Some parents send their children to school with little food or money saying that it will help keep them focused on their studies. Some parents deprive their children of some luxuries and don’t want them to be comfortable so that they won’t be distracted. But do you know that sometimes when children are well taken care of and comfortable, they are in a better state of mind to study and excel in their academics? When you treat your domestic staff, employees and whoever you’re leading well, there is better chance for them to do better at their work.
- Notice that the Israelites were tempted to sin because they were hungry. If Saul had been considerate, they may not have been tempted to eat meat with blood in it. Threatening your children, staff, employees and followers will not guarantee their good behaviour rather it will create an avenue for them to yield to temptation. Have you ever wondered why children with strict parents are still rebellious? Now you know the answer.
This doesn’t mean you should spoil your children, staff, employees or followers. It doesn’t mean you should be too soft on them. But as a leader, you should first of all be considerate, compassionate and understanding. Learn to listen to them when they have complaints and understand things from their point of view. Sometimes they may be right. Just because you’re a leader doesn’t mean you’re all-knowing.
- As a leader, try not to use threats because when those threats are not carried out you lose your respect in the sight of others. Saul said may God strike him dead if Jonathan was not killed and Jonathan wasn’t killed. Don’t you think that it will be disgraceful to Saul and his people will begin to lose respect for him? It’s ok to set rules and state the consequences for breaking those rules but don’t use threats. “Let me die if you don’t lose your job”, “Let me cease to be your father if I don’t punish you”, “You will be cursed if you do this and do that”, etc. Threats are not necessary. It will not make people obey or respect you.
- Jonathan as the king’s son was supposed to be next in command but he didn’t even know of his father’s threat. Perhaps if his father had consulted him, Saul would have made a better decision. As a leader, learn to consult those you’re working with. Learn to ask for advice and carry your team along. Saul didn’t carry Jonathan along and this caused a division.
In the home the husband is the head of the house and the leader but for a better functioning of the home, he needs to carry his wife along, he needs to learn to consult her on some issues and ask for her advice and opinion. Doing this will not take away his position as the head of the home instead it will earn him more respect in his home. The same thing applies to other leadership positions, carry every member of your team along and don’t feel too big to ask for advice and suggestions.
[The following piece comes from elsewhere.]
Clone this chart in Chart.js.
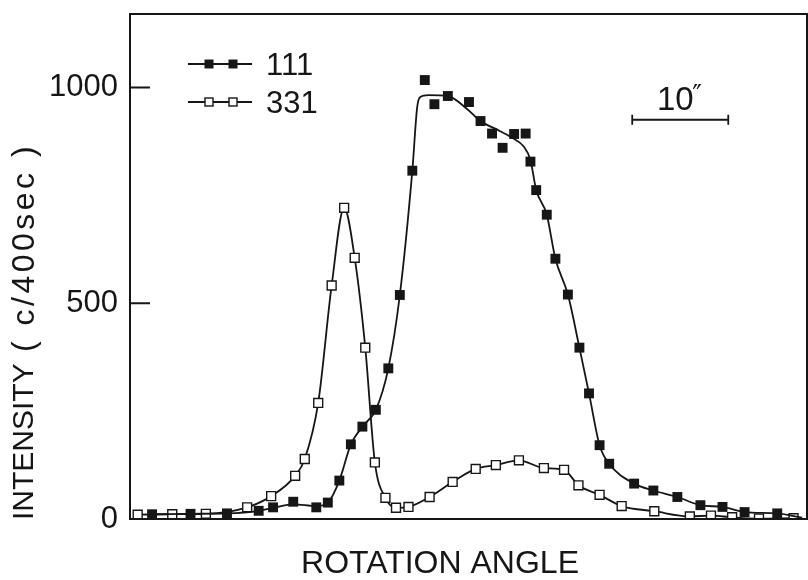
<!DOCTYPE html>
<html>
<head>
<meta charset="utf-8">
<title>Rocking curves 111 / 331</title>
<script src="https://cdn.jsdelivr.net/npm/chart.js@4.4.1/dist/chart.umd.min.js"></script>
<style>
  html, body { margin: 0; padding: 0; background: #fff; }
  #curves { display: block; }
</style>
</head>
<body>
<canvas id="curves" width="808" height="580"></canvas>
<script>
// rotation angle in arc seconds, intensity in counts per 400 sec
const angle111 = [2.3, 6.3, 10.1, 13.4, 14.9, 17.0, 19.4, 20.6, 21.8, 23.0,
  24.2, 25.6, 26.9, 28.1, 29.4, 30.7, 31.7, 33.1, 35.3, 36.5,
  37.7, 38.8, 40.0, 41.2, 41.7, 42.3, 43.4, 44.3, 45.6, 46.8,
  47.8, 48.9, 49.9, 52.5, 54.5, 57.0, 59.4, 61.7, 64.0, 67.4];
const counts111 = [11, 12, 13, 19, 27, 40, 27, 38, 89, 173,
  214, 253, 349, 519, 807, 1017, 961, 980, 966, 922,
  893, 860, 892, 893, 828, 762, 705, 603, 520, 397,
  291, 171, 128, 82, 66, 51, 32, 28, 16, 13];

// smoothed curve drawn through the 111 measurements
const fitAngle111 = [2.3, 6.3, 10.1, 13.4, 14.9, 17.0, 19.4, 20.6, 21.8, 23.0,
  24.2, 25.6, 26.9, 28.1, 29.4, 29.9, 30.2, 31.1, 33.1, 35.1,
  36.5, 38.5, 39.9, 41.0, 41.7, 42.3, 43.4, 44.3, 45.6, 46.8,
  47.8, 48.9, 49.9, 52.5, 54.5, 57.0, 59.4, 61.7, 64.0, 67.4, 70.0];
const fitCounts111 = [11, 12, 13, 19, 26, 34, 30, 38, 89, 173,
  214, 253, 349, 519, 807, 953, 977, 982, 980, 950,
  922, 899, 882, 863, 832, 762, 705, 603, 520, 397,
  291, 171, 128, 82, 66, 51, 32, 28, 16, 13, 3];

const angle331 = [0.8, 4.4, 7.9, 12.2, 14.7, 17.2, 18.2, 19.6, 21.0, 22.3,
  23.4, 24.5, 25.5, 26.6, 27.7, 29.0, 31.2, 33.6, 36.0, 38.1,
  40.5, 43.1, 45.2, 46.7, 48.9, 51.2, 54.6, 58.3, 60.5, 62.7, 65.5, 69.1];
const counts331 = [10, 11, 12, 27, 53, 100, 139, 269, 541, 721,
  605, 397, 131, 49, 26, 28, 51, 86, 116, 125,
  136, 118, 114, 78, 56, 30, 18, 6, 8, 4, 1, 2];

const yTicks = [0, 500, 1000];
const seriesNames = ['111', '331'];

const INK = '#161616';

function pairs(xs, ys) {
  return xs.map((x, i) => ({ x: x, y: ys[i] }));
}

// box around the plot, with tick marks pointing inwards
const framePlugin = {
  id: 'frame',
  afterDraw(chart) {
    const { ctx, chartArea: a, scales: { y } } = chart;
    ctx.save();
    ctx.strokeStyle = INK;
    ctx.lineWidth = 2;
    ctx.strokeRect(a.left, a.top, a.right - a.left, a.bottom - a.top);
    ctx.beginPath();
    yTicks.forEach(v => {
      const py = y.getPixelForValue(v);
      ctx.moveTo(a.left, py);
      ctx.lineTo(a.left + 20, py);
    });
    ctx.stroke();
    ctx.restore();
  }
};

// axis titles; the rotated one is set in two runs like the lettered original
const titlePlugin = {
  id: 'titles',
  afterDraw(chart) {
    const { ctx, chartArea: a } = chart;
    ctx.save();
    ctx.fillStyle = INK;
    ctx.textBaseline = 'middle';
    ctx.textAlign = 'center';
    ctx.font = '32px "Liberation Sans"';
    ctx.fillText('ROTATION ANGLE', 440, a.bottom + 45);

    ctx.translate(25, a.bottom + 1);
    ctx.rotate(-Math.PI / 2);
    ctx.textAlign = 'left';
    ctx.font = '30px "Liberation Sans"';
    ctx.fillText('INTENSITY', 0, 0);
    ctx.font = '32px "Liberation Sans"';
    if ('letterSpacing' in ctx) ctx.letterSpacing = '3.5px';
    ctx.fillText('( c/400sec )', 168, 0);
    ctx.restore();
  }
};

// hand drawn style key: line with two markers, then the reflection name
const keyPlugin = {
  id: 'key',
  afterDraw(chart) {
    const ctx = chart.ctx;
    ctx.save();
    seriesNames.forEach((name, i) => {
      const y = 64 + i * 38;
      ctx.strokeStyle = INK;
      ctx.lineWidth = 1.8;
      ctx.beginPath();
      ctx.moveTo(188, y);
      ctx.lineTo(252, y);
      ctx.stroke();
      [209, 233].forEach(x => {
        if (i === 0) {
          ctx.fillStyle = INK;
          ctx.fillRect(x - 4.5, y - 4.5, 9, 9);
        } else {
          ctx.fillStyle = '#fff';
          ctx.fillRect(x - 4, y - 4, 8, 8);
          ctx.lineWidth = 1.4;
          ctx.strokeRect(x - 4, y - 4, 8, 8);
        }
      });
      ctx.fillStyle = INK;
      ctx.font = '31px "Liberation Sans"';
      ctx.textAlign = 'left';
      ctx.textBaseline = 'middle';
      ctx.fillText(name, 266, y + 2);
    });
    ctx.restore();
  }
};

// 10 arc second scale bar, placed through the x scale
const scaleBarPlugin = {
  id: 'scaleBar',
  afterDraw(chart) {
    const { ctx, scales: { x, y } } = chart;
    const x1 = x.getPixelForValue(52.3);
    const x2 = x.getPixelForValue(52.3 + 10);
    const yy = y.getPixelForValue(925);
    ctx.save();
    ctx.strokeStyle = INK;
    ctx.lineWidth = 1.8;
    ctx.beginPath();
    ctx.moveTo(x1, yy);
    ctx.lineTo(x2, yy);
    ctx.moveTo(x1, yy - 5);
    ctx.lineTo(x1, yy + 5);
    ctx.moveTo(x2, yy - 5);
    ctx.lineTo(x2, yy + 5);
    ctx.stroke();
    ctx.fillStyle = INK;
    ctx.textBaseline = 'alphabetic';
    ctx.textAlign = 'center';
    ctx.font = '33px "Liberation Sans"';
    const mid = (x1 + x2) / 2;
    ctx.fillText('10', mid - 5, yy - 10);
    ctx.textAlign = 'left';
    ctx.font = '26px "DejaVu Sans"';
    ctx.fillText('\u2033', mid + 12, yy - 16);
    ctx.restore();
  }
};

Chart.defaults.font.family = '"Liberation Sans", Arial, sans-serif';
Chart.defaults.color = INK;

const chart = new Chart(document.getElementById('curves'), {
  type: 'scatter',
  data: {
    datasets: [
      {
        label: seriesNames[0],
        data: pairs(angle111, counts111),
        showLine: false,
        pointStyle: 'rect',
        pointRadius: 7,
        backgroundColor: INK,
        borderColor: INK,
        pointBorderWidth: 0,
        order: 0
      },
      {
        label: seriesNames[0] + ' fit',
        data: pairs(fitAngle111, fitCounts111),
        showLine: true,
        cubicInterpolationMode: 'monotone',
        pointRadius: 0,
        borderColor: INK,
        borderWidth: 1.8,
        order: 1
      },
      {
        label: seriesNames[1],
        data: pairs(angle331, counts331),
        showLine: true,
        cubicInterpolationMode: 'monotone',
        pointStyle: 'rect',
        pointRadius: 6.3,
        backgroundColor: '#fff',
        borderColor: INK,
        borderWidth: 1.8,
        pointBorderWidth: 1.4,
        order: 2
      }
    ]
  },
  options: {
    responsive: false,
    animation: false,
    layout: { autoPadding: false, padding: { top: 14, right: 1, left: 0, bottom: 0 } },
    plugins: {
      legend: { display: false },
      tooltip: { enabled: false }
    },
    scales: {
      x: {
        type: 'linear',
        min: 0,
        max: 70.5,
        grid: { display: false },
        border: { display: false },
        ticks: { display: false },
        afterFit: (s) => {
          s.height = 61;
          s.paddingLeft = 0;
          s.paddingRight = 0;
        }
      },
      y: {
        min: 0,
        max: 1170,
        afterBuildTicks: (s) => { s.ticks = yTicks.map(v => ({ value: v })); },
        grid: { display: false },
        border: { display: false },
        ticks: {
          padding: 4,
          color: INK,
          font: { size: 31 },
          callback: (v) => String(v)
        },
        afterFit: (s) => {
          s.width = 130;
          s.paddingTop = 0;
          s.paddingBottom = 0;
        }
      }
    }
  },
  plugins: [framePlugin, titlePlugin, keyPlugin, scaleBarPlugin]
});
</script>
</body>
</html>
- Jonathan was a good leader. His good leadership style earned him the respect of his people such that they defended him and saved him from being killed. When your children, employees or followers respect and love you, it will be easy for them to obey you and work effectively. You won’t have to shout too much to get work done. In the face of crises and danger, they’ll even risk their life for you. The Israelites were afraid of Saul but they had the courage to talk to Jonathan about his father’s threat. They were free with him. They could express their concerns and opinions without being punished. As a leader, try not to make those you’re leading afraid of you.
Jonathan was a leader that listened to the complaints and concerns of his people. He cared about their well-being. He wasn’t only concerned about himself. Be considerate of others feelings and needs. Don’t be self-centred.
You may not be a leader today but one day you may be. What type of leader do you want to be? Which leadership style do you choose?